Diferente de Braga, Antônio Maria nunca fez aulas de inglês – o que não o impediu de se aventurar por Nova York. À sua disposição, o cronista tinha só um diminuto dialeto à base de “please”, “I want” e “how are you”. E foi com isso mesmo que comeu, bebeu e comprou “discos, meias, sapatos, calças e canetas esferográficas” por lá. Geralmente, preferia ser um mudo internacional a arriscar alguma comunicação – do contrário, o risco de se meter em alguma enrascada era real. Como na vez em que o amigo Fernando Lobo se sentou numa cadeira de barbeiro, disse “yes” e “lhe fizeram um xampu de meia hora e dois quilos de espuma”. Ou quando Maria quis pedir um maço de cigarros num restaurante, juntou “todas as palavrinhas da frase” com o maior cuidado e “disse-as bem direitinho” ao garçom, que prontamente trouxe um prato de “hambúrguer com salada de batatas”.
Para ele, no entanto, a ignorância linguística tinha certa graça: “Chega a ser fascinante a gente viver num país sem falar e sem entender”. É, sem dúvida, Um mundo novo. E tudo bem que alguns nova-iorquinos rissem daquele brasileiro deslocado – durante a Segunda Guerra, quando os Estados Unidos montaram uma base naval em Recife, o cronista já tinha visto muito pernambucano vendendo lagartixa de parede para oficiais americanos como se fosse filhote de crocodilo.
“Não sei quando, como, ou se um dia ainda voltarei aos Estados Unidos”, escreveu Maria. De todo modo, não podia se queixar da viagem – “vi muito, senti mais ainda”. “E é mais importante aquilo que a gente sente sentado”, possivelmente numa mesa de bar, “do que numa viagem de volta ao mundo, cercado de cicerones por todos os lados”.
Paulo Mendes Campos, embora tenha sido um tradutor experiente, dizia jamais ter conseguido falar razoavelmente uma língua estrangeira, “inclusive a dos portugueses”. Fez sua própria Torre de Babel, compilando vários causos idiomáticos. Certa vez, na China, aprendeu que era simpático dizer “ganbei” durante um brinde – a expressão significa algo como “copo seco” e funciona como incentivo aos convivas para virarem seus cálices. “Pois num jantar, na presença de senhoras e pessoas gradas”, ele levantou sua cachacinha de arroz e gritou “ganbei” triunfantemente. Uma pesada consternação tomou conta do ambiente. Foi assim que o cronista entendeu que se aventurar por uma língua tonal é coisa séria, e qualquer entonação diferente, qualquer vogal preguiçosamente mais prolongada pode mudar por completo o sentido de uma palavra.

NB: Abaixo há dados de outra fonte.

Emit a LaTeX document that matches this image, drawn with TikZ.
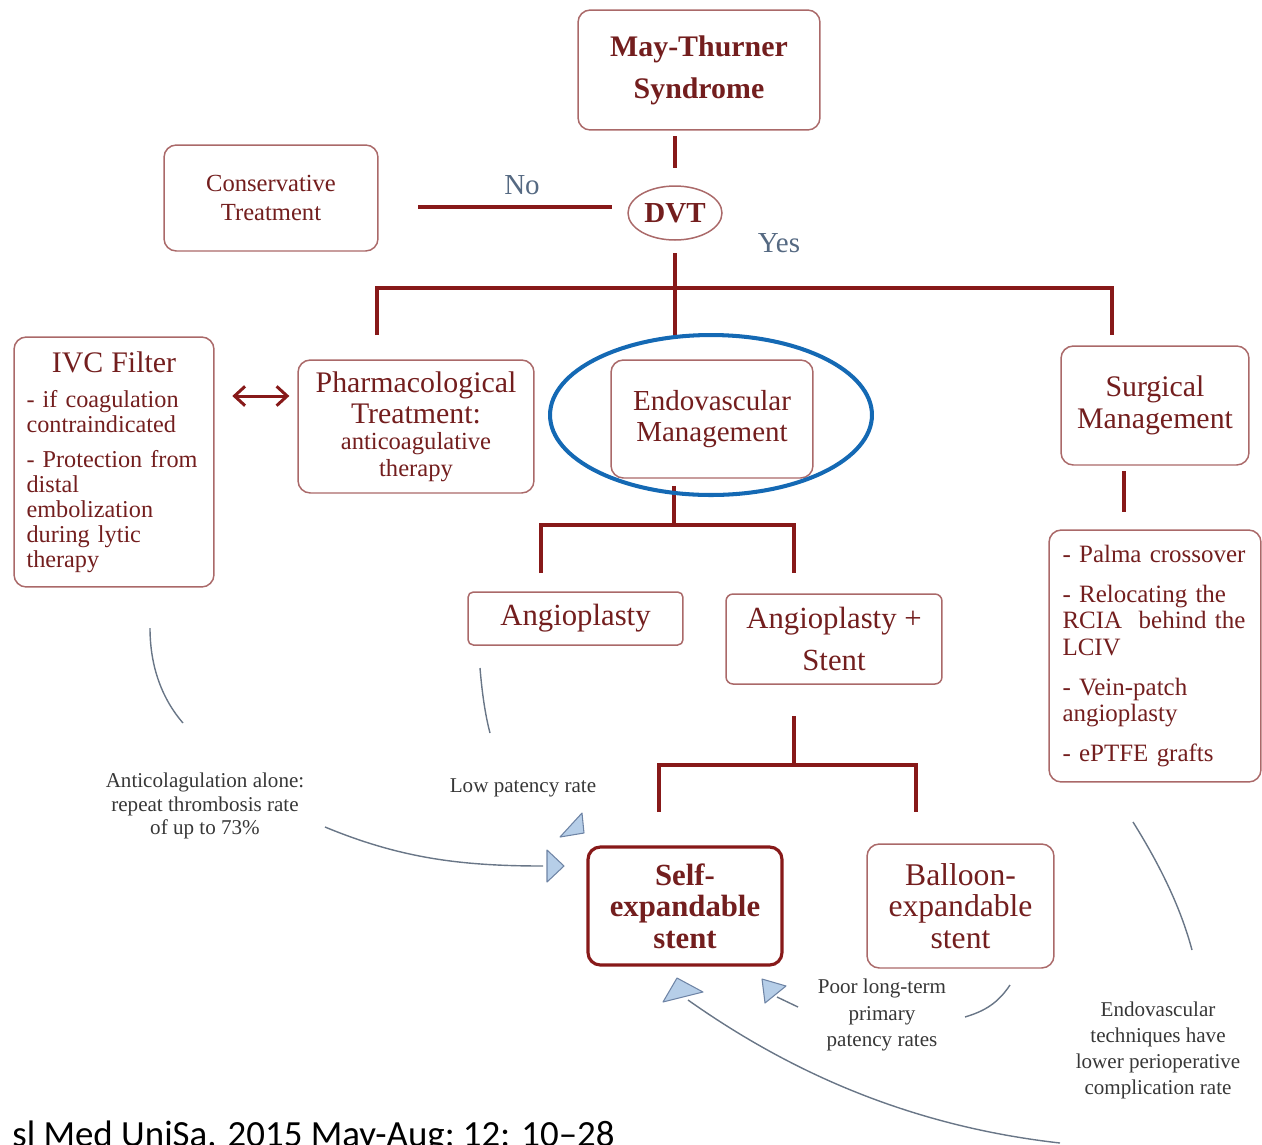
\documentclass[tikz,border=0pt]{standalone}
\usepackage{fontspec}
\setmainfont{Liberation Serif}
\newfontfamily\citefont{Carlito}
\usetikzlibrary{shapes.geometric,arrows.meta}

\definecolor{boxline}{RGB}{170,105,105}
\definecolor{linkred}{RGB}{135,25,25}
\definecolor{boxtext}{RGB}{115,30,30}
\definecolor{choice}{RGB}{85,105,130}
\definecolor{notetext}{RGB}{55,55,55}
\definecolor{noteline}{RGB}{105,118,135}
\definecolor{tipfill}{RGB}{182,206,232}
\definecolor{tipline}{RGB}{110,132,165}
\definecolor{ringblue}{RGB}{20,105,180}

\newcommand{\setfs}[2]{\fontsize{#1}{#2}\selectfont}

\begin{document}
\begin{tikzpicture}[x=0.02cm, y=-0.02cm,
  box/.style={draw=boxline, line width=0.85pt, rounded corners=7pt, text=boxtext, align=center, inner sep=2pt},
  link/.style={draw=linkred, line width=2.2pt},
  note/.style={text=notetext, align=center, font=\setfs{12}{13.6}},
  remark/.style={draw=noteline, line width=0.8pt},
  headtri/.style={fill=tipfill, draw=tipline, line width=0.6pt, line join=round}]
  \useasboundingbox (0,0) rectangle (1262,1144);

  % --- Syndrom og DVT ---
  \node[box, minimum width=4.84cm, minimum height=2.4cm, font=\bfseries\setfs{17}{24}] (mts) at (699,70) {May-Thurner\\Syndrome};
  \node[draw=boxline, line width=0.85pt, ellipse, minimum width=1.88cm, minimum height=1.08cm, inner sep=0pt, text=boxtext, font=\bfseries\setfs{16.5}{18}] (dvt) at (675,213) {DVT};
  \node[box, minimum width=4.28cm, minimum height=2.12cm, font=\setfs{14}{16.5}] (cons) at (271,198) {Conservative\\Treatment};
  \draw[link, shorten <=3pt, shorten >=10pt] (mts.south -| dvt.north) -- (dvt.north);
  \coordinate (nolevel) at (0,207);
  \draw[link, shorten <=22.5pt, shorten >=8.5pt] (cons.east |- nolevel) -- (dvt.west |- nolevel);
  \node[text=choice, font=\setfs{16.5}{18}] (no) at (522,185) {No};
  \node[text=choice, font=\setfs{16.5}{18}] (yes) at (779,243) {Yes};

  % --- behandlingsniveau ---
  \coordinate (hubA) at (674,288);
  \coordinate (dropL) at (377,335);
  \coordinate (dropR) at (1112,335);
  \draw[link, shorten <=7pt] (dvt.south) -- (dvt.south |- dropL);
  \draw[link] (dropL) |- (hubA) -| (dropR);

  \node[box, minimum width=4cm, minimum height=5cm, text width=3.5cm, align=left, font=\setfs{13.8}{14.1}] (ivc) at (114,462)
    {{\centering\setfs{17}{20}IVC Filter\par}\vspace{6pt}
     - if coagulation\\contraindicated\par\vspace{6pt}
     - Protection from\\distal\\embolization\\during lytic\\therapy};
  \node[box, minimum width=4.72cm, minimum height=2.66cm, text width=4.5cm] (pharm) at (416,426.5)
    {{\setfs{17}{17.6}Pharmacological\\Treatment:\par}{\setfs{14}{15}anticoagulative\\therapy\par}};
  \coordinate (arrowlevel) at (0,396);
  \draw[linkred, line width=1.7pt, {Straight Barb[length=6pt,width=11pt]}-{Straight Barb[length=6pt,width=11pt]}, shorten <=10pt, shorten >=4.5pt] (ivc.east |- arrowlevel) -- (pharm.west |- arrowlevel);

  \node[box, minimum width=4.04cm, minimum height=2.36cm, font=\setfs{16.5}{18}] (endo) at (712,419) {Endovascular\\Management};
  \node[box, minimum width=3.76cm, minimum height=2.38cm, font=\setfs{17}{18}] (surg) at (1155,405.5) {Surgical\\Management};
  \node[box, minimum width=4.24cm, minimum height=5.04cm, text width=3.7cm, align=left, font=\setfs{14.2}{15.3}] (slist) at (1155,656)
    {- Palma crossover\par\vspace{7pt}
     - Relocating the\\RCIA~ behind the\\LCIV\par\vspace{7pt}
     - Vein-patch\\angioplasty\par\vspace{7pt}
     - ePTFE grafts};
  \coordinate (surgx) at (1124,490);
  \draw[link, shorten <=3pt, shorten >=10pt] (surg.south -| surgx) -- (slist.north -| surgx);

  % --- endovaskulaer gren ---
  \coordinate (hubB) at (674,525);
  \coordinate (dropA) at (541,573);
  \coordinate (dropB) at (794,573);
  \draw[link, shorten <=4pt] (endo.south -| hubB) -- (hubB);
  \draw[link] (dropA) |- (hubB) -| (dropB);
  \draw[ringblue, line width=2.3pt] (711,415) ellipse [x radius=3.22cm, y radius=1.6cm];

  \node[box, rounded corners=3pt, minimum width=4.3cm, minimum height=1.06cm, font=\setfs{17.5}{19}] (angio) at (575.5,618.5) {Angioplasty};
  \node[box, rounded corners=4pt, minimum width=4.32cm, minimum height=1.8cm, font=\setfs{17.5}{24}] (angst) at (834,639) {Angioplasty +\\Stent};

  \coordinate (hubC) at (794,765);
  \coordinate (dropC) at (659,812);
  \coordinate (dropD) at (916,812);
  \draw[link, shorten <=18pt] (angst.south -| hubC) -- (hubC);
  \draw[link] (dropC) |- (hubC) -| (dropD);

  \node[box, draw=linkred, line width=1.8pt, minimum width=3.88cm, minimum height=2.36cm, font=\bfseries\setfs{17.5}{17.9}] (self) at (685,906) {Self-\\expandable\\stent};
  \node[box, minimum width=3.74cm, minimum height=2.48cm, font=\setfs{18}{17.9}] (ball) at (960.5,906) {Balloon-\\expandable\\stent};

  % --- kommentarer ---
  \node[note] (noteA) at (205,806) {Anticolagulation alone:\\repeat thrombosis rate\\of up to 73\%};
  \node[note] (noteB) at (523,788) {Low patency rate};
  \node[note, font=\setfs{12}{15.3}] (noteC) at (882,1015) {Poor long-term\\primary\\patency rates};
  \node[note, font=\setfs{12}{14.8}] (noteD) at (1158,1050) {Endovascular\\techniques have\\lower perioperative\\complication rate};

  \draw[remark] (150,628) .. controls (150,668) and (163,700) .. (183,723);
  \draw[remark] (480,668) .. controls (482,692) and (485,714) .. (490,733);
  \draw[remark] (325,827) .. controls (400,858) and (460,866) .. (543,866);
  \draw[remark] (1133,822) .. controls (1158,862) and (1180,905) .. (1192,950);
  \draw[remark] (1010,985) .. controls (998,1003) and (985,1011) .. (965,1017);
  \draw[remark] (798,1007) -- (777,997);
  \draw[remark] (1060,1143) .. controls (900,1125) and (780,1065) .. (688,1000);

  \filldraw[headtri] (582,813) -- (560,837) -- (584,833) -- cycle;
  \filldraw[headtri] (547,850) -- (547,882) -- (564,866) -- cycle;
  \filldraw[headtri] (677,978) -- (703,992) -- (663,1002) -- cycle;
  \filldraw[headtri] (762,979) -- (786,986) -- (765,1003) -- cycle;

  % --- kilde ---
  \node[anchor=base west, inner sep=0pt, font=\citefont\setfs{21}{22}] (cite) at (12,1146) {sl Med UniSa. 2015 May-Aug; 12: 10–28};
\end{tikzpicture}
\end{document}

Nem os calejados escapam de eventuais escorregões em línguas estrangeiras. Em Londres, um amigo diplomata que sabia “inglês como gente grande” ligou para uma agência funerária e encomendou uma coroa para velar um compatriota falecido. “Qual não foi o seu espanto, e de todos os brasileiros presentes ao velório, quando viu sobre o peito do defunto uma enorme coroa de metal”: desavisado, tinha encomendado “crown”, dessas que vão na cabeça de monarcas, em vez de “wreath”, de flores.
Em Petrópolis, durante as férias de verão, uma senhora inglesa fez amizade com uma brasileira, que não falava inglês. A falta de compreensão não as impedia de conversar o dia todo, aos improvisos. “O método era bem complicado”, mas no fim dava certo – ou melhor, quase sempre. Uma manhã, a brasileira “quis saber se a outra também vira a boiada que passara de noite pela estrada”, mas a inglesa não entendia. Em vão deram as duas muitas voltas, sem chegar a nenhum entendimento. Até que a brasileira perguntou se a inglesa sabia o que era “beef”. Claro, sabia. Pois então: à noite, tinha passado um “beef” vivo, muitos “beefs” vivos, dezenas e dezenas de “beefs” vivos pela estrada.
Outro amigo, em Nova York, gostava de “traduzir rifões e provérbios” brasileiríssimos ao pé da letra para a língua de Shakespeare, usando-os “como se fossem suas expressões espontâneas”. Os americanos “admiravam a sua graça e invenção, quando dizia em inglês ‘cada macaco no seu galho, ‘você parece que viu um passarinho verde’ e coisas que tais”. Mas uma vez, sem saber, instaurou pânico numa farmácia. Perguntou algo a um funcionário, e ao ser informado de que o que procurava estava bem ali, em sua frente, disse sorrindo que “se fosse uma cobra, me picava”. “Snake?! Where is the snake?!”, se desesperou o atendente. Até explicar que em português qualquer coisa pode ser uma cobra, the cow had already gone to the swamp.